Repeat all of the material below exactly as written, images excluded.
★ ★ ★ ★
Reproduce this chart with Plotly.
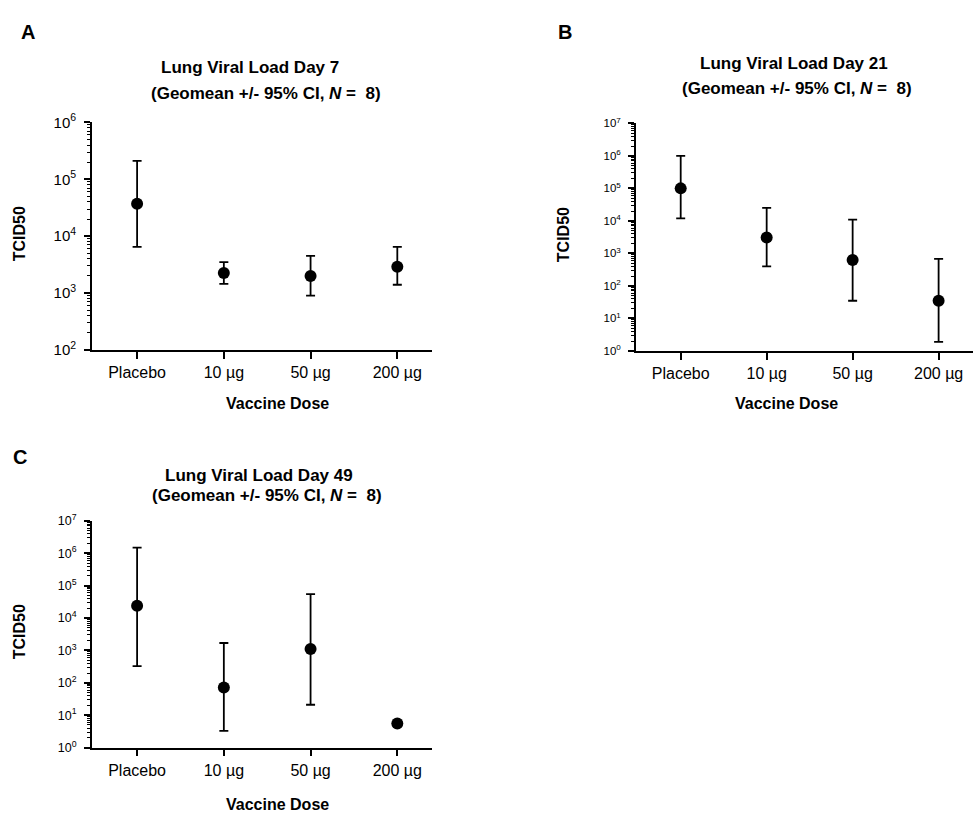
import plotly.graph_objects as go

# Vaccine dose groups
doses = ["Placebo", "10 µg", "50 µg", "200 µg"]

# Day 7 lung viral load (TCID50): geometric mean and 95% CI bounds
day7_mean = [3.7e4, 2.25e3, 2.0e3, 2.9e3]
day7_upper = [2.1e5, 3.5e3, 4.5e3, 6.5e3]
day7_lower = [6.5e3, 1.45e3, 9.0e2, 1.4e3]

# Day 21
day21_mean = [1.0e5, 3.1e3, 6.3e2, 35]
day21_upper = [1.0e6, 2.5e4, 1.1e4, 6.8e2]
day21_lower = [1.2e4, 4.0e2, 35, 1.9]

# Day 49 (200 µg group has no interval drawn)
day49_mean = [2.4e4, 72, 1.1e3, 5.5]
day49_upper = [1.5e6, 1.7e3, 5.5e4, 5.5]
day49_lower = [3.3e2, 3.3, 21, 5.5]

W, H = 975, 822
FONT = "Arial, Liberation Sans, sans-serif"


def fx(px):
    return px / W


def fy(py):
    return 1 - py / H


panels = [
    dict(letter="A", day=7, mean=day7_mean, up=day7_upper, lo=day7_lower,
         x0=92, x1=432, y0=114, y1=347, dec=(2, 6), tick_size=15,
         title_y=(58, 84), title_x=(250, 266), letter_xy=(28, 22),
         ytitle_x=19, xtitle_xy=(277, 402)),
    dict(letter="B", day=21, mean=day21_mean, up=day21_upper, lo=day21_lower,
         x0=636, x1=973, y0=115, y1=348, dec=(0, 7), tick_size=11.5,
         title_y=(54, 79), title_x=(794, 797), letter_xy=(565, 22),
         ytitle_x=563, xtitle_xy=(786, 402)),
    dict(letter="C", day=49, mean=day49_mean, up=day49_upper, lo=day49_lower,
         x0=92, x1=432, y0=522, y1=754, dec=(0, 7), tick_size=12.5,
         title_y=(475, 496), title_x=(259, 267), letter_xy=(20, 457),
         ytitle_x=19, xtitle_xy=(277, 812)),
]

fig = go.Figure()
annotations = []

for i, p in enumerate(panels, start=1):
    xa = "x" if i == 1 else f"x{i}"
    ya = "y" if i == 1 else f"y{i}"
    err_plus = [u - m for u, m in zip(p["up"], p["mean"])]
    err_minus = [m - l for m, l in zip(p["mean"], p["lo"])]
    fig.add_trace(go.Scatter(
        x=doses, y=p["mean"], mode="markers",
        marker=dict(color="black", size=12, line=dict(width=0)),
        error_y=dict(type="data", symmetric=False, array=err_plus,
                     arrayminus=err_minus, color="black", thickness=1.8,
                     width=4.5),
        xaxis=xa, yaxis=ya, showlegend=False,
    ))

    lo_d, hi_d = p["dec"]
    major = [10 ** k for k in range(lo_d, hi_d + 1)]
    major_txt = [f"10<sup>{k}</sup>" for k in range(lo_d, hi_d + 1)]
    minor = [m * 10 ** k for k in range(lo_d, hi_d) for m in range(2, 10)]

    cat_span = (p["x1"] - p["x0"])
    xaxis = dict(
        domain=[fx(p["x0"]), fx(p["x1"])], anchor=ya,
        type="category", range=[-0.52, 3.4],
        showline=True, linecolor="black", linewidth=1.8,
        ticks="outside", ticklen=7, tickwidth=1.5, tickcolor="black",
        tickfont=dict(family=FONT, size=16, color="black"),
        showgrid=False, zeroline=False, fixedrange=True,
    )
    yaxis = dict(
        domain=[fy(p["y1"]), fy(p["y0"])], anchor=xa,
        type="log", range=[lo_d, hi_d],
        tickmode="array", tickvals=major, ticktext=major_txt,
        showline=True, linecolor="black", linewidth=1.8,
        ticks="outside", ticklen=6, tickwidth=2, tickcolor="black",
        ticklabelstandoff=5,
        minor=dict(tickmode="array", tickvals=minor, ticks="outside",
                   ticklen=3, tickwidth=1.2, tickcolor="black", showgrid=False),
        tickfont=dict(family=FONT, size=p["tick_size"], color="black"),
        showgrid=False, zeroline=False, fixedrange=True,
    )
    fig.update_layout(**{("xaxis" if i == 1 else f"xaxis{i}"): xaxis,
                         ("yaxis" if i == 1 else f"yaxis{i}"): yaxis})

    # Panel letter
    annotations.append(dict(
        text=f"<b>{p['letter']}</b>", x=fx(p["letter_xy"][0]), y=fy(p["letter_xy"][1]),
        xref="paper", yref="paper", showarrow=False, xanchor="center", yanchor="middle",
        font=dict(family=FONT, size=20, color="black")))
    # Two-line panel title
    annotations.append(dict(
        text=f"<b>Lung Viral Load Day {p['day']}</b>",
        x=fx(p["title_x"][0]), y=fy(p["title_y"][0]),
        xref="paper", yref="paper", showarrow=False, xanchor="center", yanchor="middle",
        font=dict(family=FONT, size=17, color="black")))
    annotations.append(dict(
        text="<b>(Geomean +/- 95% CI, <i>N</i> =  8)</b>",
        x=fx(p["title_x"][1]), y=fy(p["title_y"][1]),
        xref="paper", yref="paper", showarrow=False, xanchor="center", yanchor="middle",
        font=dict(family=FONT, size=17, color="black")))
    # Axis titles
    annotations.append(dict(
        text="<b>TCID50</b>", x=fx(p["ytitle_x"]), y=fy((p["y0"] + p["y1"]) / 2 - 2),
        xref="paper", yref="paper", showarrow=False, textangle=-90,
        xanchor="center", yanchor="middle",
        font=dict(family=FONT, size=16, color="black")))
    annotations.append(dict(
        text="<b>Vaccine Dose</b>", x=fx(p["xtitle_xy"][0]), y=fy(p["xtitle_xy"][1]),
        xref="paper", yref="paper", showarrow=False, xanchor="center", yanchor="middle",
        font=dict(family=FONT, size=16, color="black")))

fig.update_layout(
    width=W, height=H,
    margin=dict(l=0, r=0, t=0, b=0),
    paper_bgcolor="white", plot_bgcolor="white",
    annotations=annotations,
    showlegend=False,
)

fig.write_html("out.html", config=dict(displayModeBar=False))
★ ★ ★ ★
(OUTPUT BELOW):
Reproduce this chart with Plotly.
import plotly.graph_objects as go

# Vaccine dose groups
doses = ["Placebo", "10 µg", "50 µg", "200 µg"]

# Day 7 lung viral load (TCID50): geometric mean and 95% CI bounds
day7_mean = [3.7e4, 2.25e3, 2.0e3, 2.9e3]
day7_upper = [2.1e5, 3.5e3, 4.5e3, 6.5e3]
day7_lower = [6.5e3, 1.45e3, 9.0e2, 1.4e3]

# Day 21
day21_mean = [1.0e5, 3.1e3, 6.3e2, 35]
day21_upper = [1.0e6, 2.5e4, 1.1e4, 6.8e2]
day21_lower = [1.2e4, 4.0e2, 35, 1.9]

# Day 49 (200 µg group has no interval drawn)
day49_mean = [2.4e4, 72, 1.1e3, 5.5]
day49_upper = [1.5e6, 1.7e3, 5.5e4, 5.5]
day49_lower = [3.3e2, 3.3, 21, 5.5]

W, H = 975, 822
FONT = "Arial, Liberation Sans, sans-serif"


def fx(px):
    return px / W


def fy(py):
    return 1 - py / H


panels = [
    dict(letter="A", day=7, mean=day7_mean, up=day7_upper, lo=day7_lower,
         x0=92, x1=432, y0=114, y1=347, dec=(2, 6), tick_size=15,
         title_y=(58, 84), title_x=(250, 266), letter_xy=(28, 22),
         ytitle_x=19, xtitle_xy=(277, 402)),
    dict(letter="B", day=21, mean=day21_mean, up=day21_upper, lo=day21_lower,
         x0=636, x1=973, y0=115, y1=348, dec=(0, 7), tick_size=11.5,
         title_y=(54, 79), title_x=(794, 797), letter_xy=(565, 22),
         ytitle_x=563, xtitle_xy=(786, 402)),
    dict(letter="C", day=49, mean=day49_mean, up=day49_upper, lo=day49_lower,
         x0=92, x1=432, y0=522, y1=754, dec=(0, 7), tick_size=12.5,
         title_y=(475, 496), title_x=(259, 267), letter_xy=(20, 457),
         ytitle_x=19, xtitle_xy=(277, 812)),
]

fig = go.Figure()
annotations = []

for i, p in enumerate(panels, start=1):
    xa = "x" if i == 1 else f"x{i}"
    ya = "y" if i == 1 else f"y{i}"
    err_plus = [u - m for u, m in zip(p["up"], p["mean"])]
    err_minus = [m - l for m, l in zip(p["mean"], p["lo"])]
    fig.add_trace(go.Scatter(
        x=doses, y=p["mean"], mode="markers",
        marker=dict(color="black", size=12, line=dict(width=0)),
        error_y=dict(type="data", symmetric=False, array=err_plus,
                     arrayminus=err_minus, color="black", thickness=1.8,
                     width=4.5),
        xaxis=xa, yaxis=ya, showlegend=False,
    ))

    lo_d, hi_d = p["dec"]
    major = [10 ** k for k in range(lo_d, hi_d + 1)]
    major_txt = [f"10<sup>{k}</sup>" for k in range(lo_d, hi_d + 1)]
    minor = [m * 10 ** k for k in range(lo_d, hi_d) for m in range(2, 10)]

    cat_span = (p["x1"] - p["x0"])
    xaxis = dict(
        domain=[fx(p["x0"]), fx(p["x1"])], anchor=ya,
        type="category", range=[-0.52, 3.4],
        showline=True, linecolor="black", linewidth=1.8,
        ticks="outside", ticklen=7, tickwidth=1.5, tickcolor="black",
        tickfont=dict(family=FONT, size=16, color="black"),
        showgrid=False, zeroline=False, fixedrange=True,
    )
    yaxis = dict(
        domain=[fy(p["y1"]), fy(p["y0"])], anchor=xa,
        type="log", range=[lo_d, hi_d],
        tickmode="array", tickvals=major, ticktext=major_txt,
        showline=True, linecolor="black", linewidth=1.8,
        ticks="outside", ticklen=6, tickwidth=2, tickcolor="black",
        ticklabelstandoff=5,
        minor=dict(tickmode="array", tickvals=minor, ticks="outside",
                   ticklen=3, tickwidth=1.2, tickcolor="black", showgrid=False),
        tickfont=dict(family=FONT, size=p["tick_size"], color="black"),
        showgrid=False, zeroline=False, fixedrange=True,
    )
    fig.update_layout(**{("xaxis" if i == 1 else f"xaxis{i}"): xaxis,
                         ("yaxis" if i == 1 else f"yaxis{i}"): yaxis})

    # Panel letter
    annotations.append(dict(
        text=f"<b>{p['letter']}</b>", x=fx(p["letter_xy"][0]), y=fy(p["letter_xy"][1]),
        xref="paper", yref="paper", showarrow=False, xanchor="center", yanchor="middle",
        font=dict(family=FONT, size=20, color="black")))
    # Two-line panel title
    annotations.append(dict(
        text=f"<b>Lung Viral Load Day {p['day']}</b>",
        x=fx(p["title_x"][0]), y=fy(p["title_y"][0]),
        xref="paper", yref="paper", showarrow=False, xanchor="center", yanchor="middle",
        font=dict(family=FONT, size=17, color="black")))
    annotations.append(dict(
        text="<b>(Geomean +/- 95% CI, <i>N</i> =  8)</b>",
        x=fx(p["title_x"][1]), y=fy(p["title_y"][1]),
        xref="paper", yref="paper", showarrow=False, xanchor="center", yanchor="middle",
        font=dict(family=FONT, size=17, color="black")))
    # Axis titles
    annotations.append(dict(
        text="<b>TCID50</b>", x=fx(p["ytitle_x"]), y=fy((p["y0"] + p["y1"]) / 2 - 2),
        xref="paper", yref="paper", showarrow=False, textangle=-90,
        xanchor="center", yanchor="middle",
        font=dict(family=FONT, size=16, color="black")))
    annotations.append(dict(
        text="<b>Vaccine Dose</b>", x=fx(p["xtitle_xy"][0]), y=fy(p["xtitle_xy"][1]),
        xref="paper", yref="paper", showarrow=False, xanchor="center", yanchor="middle",
        font=dict(family=FONT, size=16, color="black")))

fig.update_layout(
    width=W, height=H,
    margin=dict(l=0, r=0, t=0, b=0),
    paper_bgcolor="white", plot_bgcolor="white",
    annotations=annotations,
    showlegend=False,
)

fig.write_html("out.html", config=dict(displayModeBar=False))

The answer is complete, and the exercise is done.